Taxpayer dollars flow to firms with top Obama donors
Welcome to Chicago, but in DC it is so much more of the same and YOU are paying the bill.
Sanjay Wagle was a venture capitalist and Barack Obama fundraiser in 2008, rallying support through a group he headed known as Clean Tech for Obama.
Shortly after Obama’s election, he left his California firm to join the Energy Department, just as the administration embarked on a massive program to stimulate the economy with federal investments in clean-technology firms.
Following an enduring Washington tradition, Wagle shifted from the private sector, where his firm hoped to profit from federal investments, to an insider’s seat in the administration’s $80 billion clean-energy investment program.
He was one of several players in venture capital, which was providing financial backing to start-up clean-tech companies, who moved into the Energy Department at a time when the agency was seeking outside expertise in the field. At the same time, their industry had a huge stake in decisions about which companies would receive government loans, grants and support.
During the next three years, the department provided $2.4 billion in public funding to clean-energy companies in which Wagle’s former firm, Vantage Point Venture Partners, had invested, a Washington Post analysis found. Overall, the Post found that $3.9 billion in federal grants and financing flowed to 21 companies backed by firms with connections to five Obama administration staffers and advisers.
Obama’s program to invest federal funds in start-up companies — and the failure of some of those companies — is becoming a rallying cry for opponents in the presidential race. Mitt Romney has promised to focus on Obama’s “record” as a “venture capitalist.” And in ads and speeches, conservative groups and the Republican candidates are zeroing in on the administration’s decision to extend $535 million to the now-shuttered solar firm Solyndra and billions of dollars more to clean-tech start-ups backed by the president’s political allies.
White House officials stress that staffers and advisers with venture capital ties did not make funding decisions related to these companies. But e-mails released in a congressional probe of Obama’s clean-tech program show that staff and advisers with links to venture firms informally advocated for some of those companies.
David Gold, a venture capitalist and critic of Obama’s investments in clean tech, said that even if staffers had been removed from the final decision-making, they had the kind of inside access to exert subtle influence.

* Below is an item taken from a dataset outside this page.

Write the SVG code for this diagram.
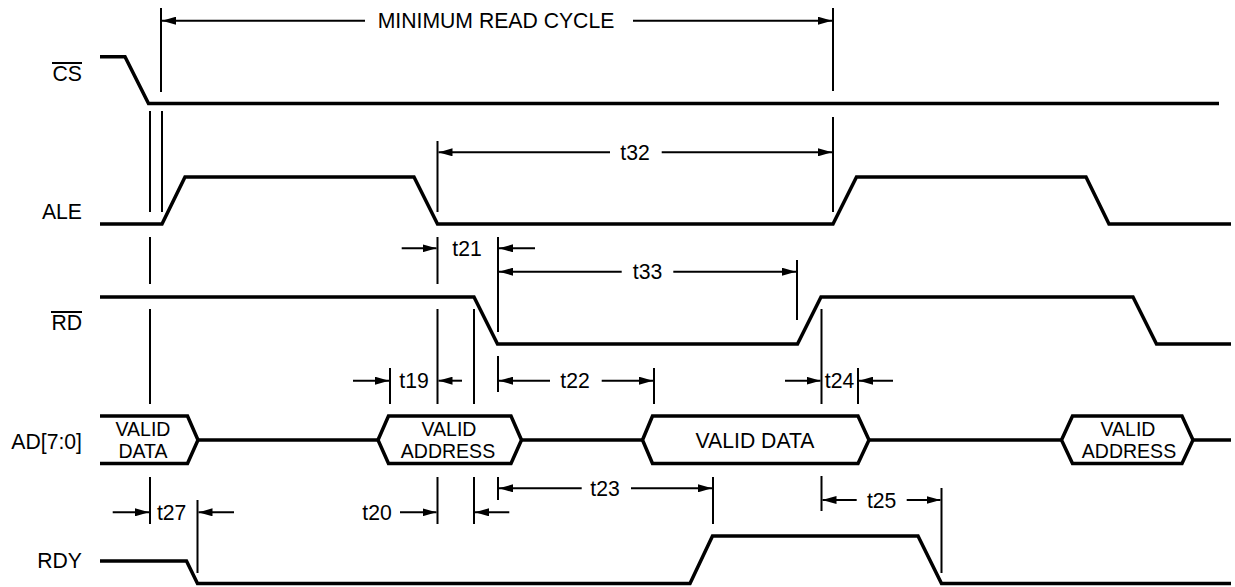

“To believe those quiet conversations don’t happen in the hallways — about a project being in a certain congressman’s district or being associated with a significant presidential donor, is naive,” said Gold, who once worked at the Office of Management and Budget. “When you’re putting this kind of pressure on an organization to make decisions on very big dollars, there’s increased likelihood that political connections will influence things.”